Google has unveiled Gemma, a new family of open models, leveraging the research and technology behind the existing Gemini models. The Gemma open models are released in two sizes, Gemma 2B and Gemma 7B, each offering pre-trained and instruction-tuned variants.
Users can start working with Gemma today using free access in Kaggle and a free tier for Colab notebooks. Additionally, first-time Google Cloud users can avail themselves of $300 in credits. Researchers can also apply for Google Cloud credits of up to $500,000 to accelerate their projects.
Gemma outperforms Llama 2 on several benchmarks, including MMLU, HellaSwag, and HumanEval.
To support developer innovation and responsible use, Google is also providing a Responsible Generative AI Toolkit alongside the models.
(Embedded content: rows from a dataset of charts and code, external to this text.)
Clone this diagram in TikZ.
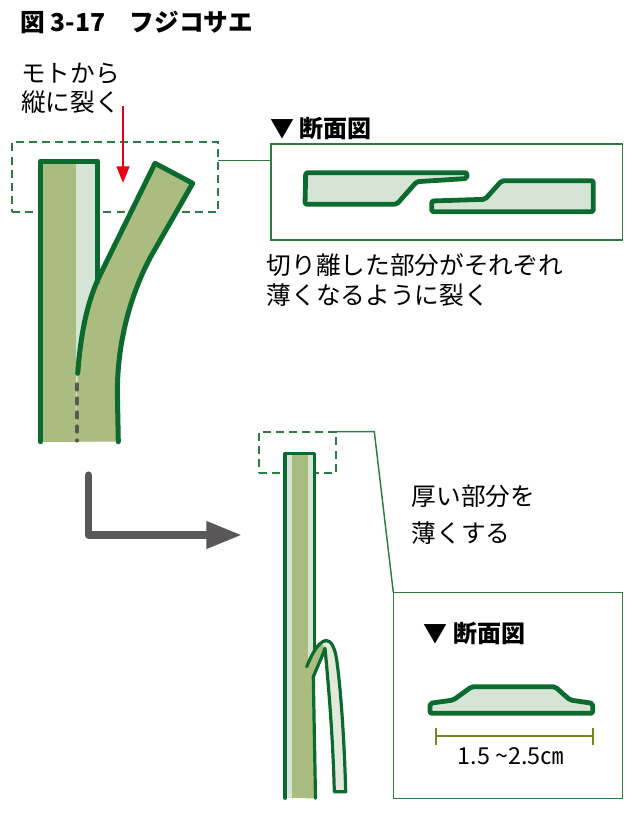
\documentclass[tikz,border=0pt]{standalone}
\usepackage{fontspec}
\setmainfont{Noto Sans CJK JP}
\usetikzlibrary{fit,calc,arrows.meta}

\definecolor{leafdark}{HTML}{0B6B2E}
\definecolor{leafolive}{HTML}{ABBC80}
\definecolor{leafpale}{HTML}{D6E4D6}
\definecolor{peelpale}{HTML}{E3E9DA}
\definecolor{turngray}{HTML}{595757}
\definecolor{cutred}{HTML}{E60012}
\definecolor{rulergreen}{HTML}{6F8A1E}
\definecolor{boxgreen}{HTML}{2B7D40}

\begin{document}
\begin{tikzpicture}[x=0.75pt,y=-0.75pt,
  stemline/.style={draw=leafdark, line width=3.75pt, line cap=round, line join=round},
  thinstem/.style={draw=leafdark, line width=2.4pt, line cap=round, line join=round},
  crosscut/.style={draw=leafdark, fill=leafpale, line width=3.6pt, line join=round, rounded corners=1.5pt},
  framebox/.style={draw=boxgreen, line width=1.1pt, inner sep=0pt, outer sep=0pt},
  zoombox/.style={draw=boxgreen, line width=1.4pt, dash pattern=on 6pt off 3.8pt, inner sep=0pt, outer sep=0pt},
  linkline/.style={draw=boxgreen, line width=1.1pt},
  jtext/.style={font=\fontsize{18.5}{22}\selectfont, anchor=west, inner sep=0pt},
  headtext/.style={font=\fontsize{18}{22}\selectfont\bfseries, anchor=west, inner sep=0pt},
]
\useasboundingbox (0,0) rectangle (627,824);

% ---- title and notes ----
\node[font=\fontsize{18.5}{22}\selectfont\bfseries, anchor=west, inner sep=0pt] (title) at (20,22) {図 3-17　フジコサエ};
\node[jtext] (cut1) at (21,74) {モトから};
\node[jtext] (cut2) at (21,102) {縦に裂く};
\node[headtext] (headA) at (270,128) {▼ 断面図};
\node[jtext] (noteA1) at (266.5,265) {切り離した部分がそれぞれ};
\node[jtext] (noteA2) at (266.5,295) {薄くなるように裂く};
\node[jtext] (noteB1) at (411.5,496) {厚い部分を};
\node[jtext] (noteB2) at (411.5,533) {薄くする};
\node[headtext] (headB) at (423.3,633.3) {▼ 断面図};
\node[font=\fontsize{17.5}{21}\selectfont, inner sep=0pt] (width) at (511,756) {1.5 \textasciitilde2.5㎝};

% ---- frames ----
\node[zoombox, fit={(12,142) (218,212)}] (zoomA) {};
\node[framebox, fit={(271,144) (622.3,240)}] (sectA) {};
\node[zoombox, fit={(259,431.7) (335.7,473.3)}] (zoomB) {};
\node[framebox, fit={(393.3,592.3) (622.3,798.3)}] (sectB) {};

\coordinate (levelA) at (0,160.7);
\draw[linkline] (zoomA.east |- levelA) -- (sectA.west |- levelA);
\coordinate (bendB) at (374.3,431.7);
\draw[linkline] (zoomB.north east) -- (bendB) -- (sectB.north west);

% ---- splitting stem ----
\fill[leafpale] (76,161) rectangle (97.3,441.7);
\fill[leafolive] (40.7,161) rectangle (76,441.7);
\fill[leafolive] (76,441.7) -- (77.7,373.3) .. controls (81,330) and (88,300) .. (100,275)
  -- (155,163.3) -- (192.7,183.3) -- (150,258) .. controls (128,300) and (116,350) .. (117.5,400)
  -- (118.3,441.7) -- cycle;
\coordinate (splitA) at (77,384);
\coordinate (splitB) at (77,441);
\draw[turngray, line width=2.3pt, line cap=round, dash pattern=on 4.5pt off 6pt] (splitA) -- (splitB);
\draw[stemline] (40.7,441.7) -- (40.7,161) -- (97.3,161) -- (97.3,281.7);
\draw[stemline] (77.7,373.3) .. controls (81,330) and (88,300) .. (100,275)
  -- (155,163.3) -- (192.7,183.3) -- (150,258) .. controls (128,300) and (116,350) .. (117.5,400)
  -- (118.3,441.7);

% red arrow: split direction
\coordinate (cuttop) at (123,106);
\coordinate (cuttip) at (123,183);
\draw[cutred, line width=1.6pt, -{Triangle[length=12.5pt, width=9.5pt]}] (cuttop) -- (cuttip);

% gray turn arrow
\coordinate (turnA) at (88.3,475);
\coordinate (turnB) at (88.3,535);
\coordinate (turnC) at (241.7,535);
\draw[turngray, line width=5.3pt, line cap=round, line join=round, -{Triangle[length=26.5pt, width=19.5pt]}] (turnA) -- (turnB) -- (turnC);

% ---- first cross-section ----
\draw[crosscut] (305.7,172.7) -- (467,172.7) -- (467,178.5) -- (416.7,181.7) -- (396.7,204.3) -- (305,204.3) -- cycle;
\draw[crosscut] (431.7,201) -- (485,199.3) -- (501.7,180.7) -- (593.3,180.7) -- (593.3,211.7) -- (431.7,211.7) -- cycle;

% ---- trimmed stem ----
\fill[leafpale] (285,453.3) rectangle (314.5,798.3);
\fill[leafolive] (291.7,453.3) rectangle (308.3,798.3);
\fill[peelpale] (325,648.3) .. controls (329,690) and (333,740) .. (334.3,791.7) -- (345.7,791.7)
  .. controls (344.5,745) and (341,690) .. (336.7,660) .. controls (335,648) and (331,640) .. (326,640.5)
  -- (321,642.5) -- cycle;
\fill[leafolive] (306,798.3) -- (306.7,666.7) .. controls (310,657) and (315,647) .. (321,642.5)
  -- (325,648.3) -- (321.7,657) -- (313.3,676.7) -- (315.5,798.3) -- cycle;
\draw[thinstem] (285,798.3) -- (285,453.3) -- (314.5,453.3) -- (314.5,651);
\draw[thinstem] (315.5,798.3) -- (313.3,676.7) -- (321.7,657) -- (325,648.3)
  .. controls (329,690) and (333,740) .. (334.3,791.7) -- (345.7,791.7)
  .. controls (344.5,745) and (341,690) .. (336.7,660) .. controls (335,648) and (331,640) .. (326,640.5)
  .. controls (318,641.5) and (311,656) .. (306.7,666.7);

% ---- second cross-section ----
\draw[crosscut] (430,703.3) -- (453.3,700) -- (471.7,686.7) -- (555,686.7) -- (570,700) -- (592.7,703.3) -- (592.7,713.3) -- (430,713.3) -- cycle;

% width ruler
\coordinate (rulerL) at (435.7,736);
\coordinate (rulerR) at (592.7,736);
\draw[rulergreen, line width=1.2pt] (rulerL) -- (rulerR);
\draw[rulergreen, line width=1.2pt] ($(rulerL)+(0,-8.3)$) -- ($(rulerL)+(0,9)$);
\draw[rulergreen, line width=1.2pt] ($(rulerR)+(0,-8.3)$) -- ($(rulerR)+(0,9)$);
\end{tikzpicture}
\end{document}
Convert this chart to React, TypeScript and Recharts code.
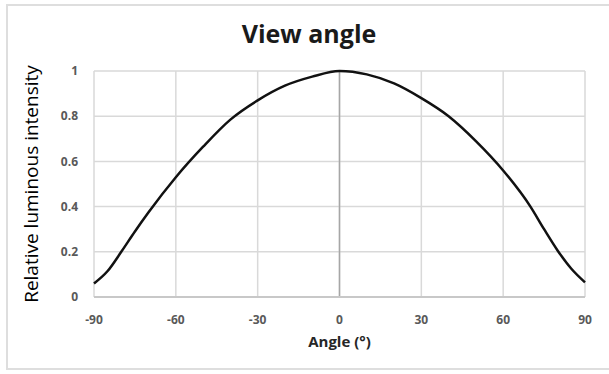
import React from "react"
import { CartesianGrid, Line, LineChart, ReferenceLine, XAxis, YAxis } from "recharts"

const angles = [-90, -85, -80, -75, -70, -60, -50, -40, -30, -20, -10, 0, 10, 20, 30, 40, 50, 60, 70, 75, 80, 85, 90]
const intensity = [0.06, 0.115, 0.2, 0.29, 0.375, 0.53, 0.665, 0.785, 0.87, 0.935, 0.975, 1.0, 0.985, 0.945, 0.88, 0.8, 0.69, 0.56, 0.4, 0.3, 0.205, 0.125, 0.065]
const xTicks = [-90, -60, -30, 0, 30, 60, 90]
const yTicks = [0, 0.2, 0.4, 0.6, 0.8, 1]

const data = angles.map((angle, i) => ({ angle, value: intensity[i] }))

const font = "'Open Sans', 'DejaVu Sans', sans-serif"
const tickStyle = { fontFamily: font, fontSize: 12, fontWeight: 700, fill: "#595959" }

export default function App() {
  return (
    <div style={{ position: "absolute", left: 0, top: 0, width: 609, height: 374, background: "#fff", overflow: "hidden" }}>
      <div
        style={{
          position: "absolute",
          left: 6,
          top: 4,
          width: 620,
          height: 366,
          border: "2px solid #dedede",
          boxSizing: "border-box",
        }}
      />
      <svg width={609} height={60} style={{ position: "absolute", left: 0, top: 0 }}>
        <text x={309} y={43} textAnchor="middle" fontFamily={font} fontSize={25} fontWeight={700} fill="#1a1a1a">
          View angle
        </text>
      </svg>
      <div style={{ position: "absolute", left: 0, top: 0 }}>
        <LineChart width={609} height={374} data={data} margin={{ top: 71, right: 24, bottom: 0, left: 0 }}>
          <CartesianGrid stroke="#d9d9d9" strokeWidth={1.5} />
          <XAxis
            dataKey="angle"
            type="number"
            domain={[-90, 90]}
            ticks={xTicks}
            height={77}
            tick={tickStyle}
            tickLine={false}
            tickSize={8}
            tickMargin={10}
            axisLine={{ stroke: "#c8c8c8", strokeWidth: 2 }}
            label={{
              value: "Angle (°)",
              position: "insideBottom",
              offset: 27,
              style: { fontFamily: font, fontSize: 15, fontWeight: 700, fill: "#262626" },
            }}
          />
          <YAxis
            type="number"
            domain={[0, 1]}
            ticks={yTicks}
            width={94}
            tick={tickStyle}
            tickLine={false}
            tickSize={8}
            tickMargin={8}
            axisLine={false}
            label={{
              value: "Relative  luminous intensity",
              angle: -90,
              position: "insideLeft",
              offset: 31,
              style: { textAnchor: "middle", fontFamily: font, fontSize: 19, fill: "#000" },
            }}
          />
          <ReferenceLine x={0} stroke="#a6a6a6" strokeWidth={1.5} />
          <Line
            type="monotone"
            dataKey="value"
            stroke="#111"
            strokeWidth={2.5}
            dot={false}
            isAnimationActive={false}
          />
        </LineChart>
      </div>
    </div>
  )
}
This toolkit includes essential tools for creating safer AI applications with Gemma, offering guidance and support for developers.
To facilitate widespread adoption, Gemma is compatible with major frameworks, including JAX, PyTorch, and TensorFlow through native Keras 3.0. The release includes ready-to-use Colab and Kaggle notebooks, integration with popular tools such as Hugging Face, MaxText, NVIDIA NeMo, and TensorRT-LLM.
Gemma models can run on various platforms, from laptops and workstations to Google Cloud, with optimisation for industry-leading performance on NVIDIA GPUs and Google Cloud TPUs.
This development comes after Google recently introduced Gemini 1.5 with a 1 million token context window — the largest ever seen in natural language processing models. In contrast, GPT-4 Turbo has a 128K context window, and Claude 2.1 has a 200K context window.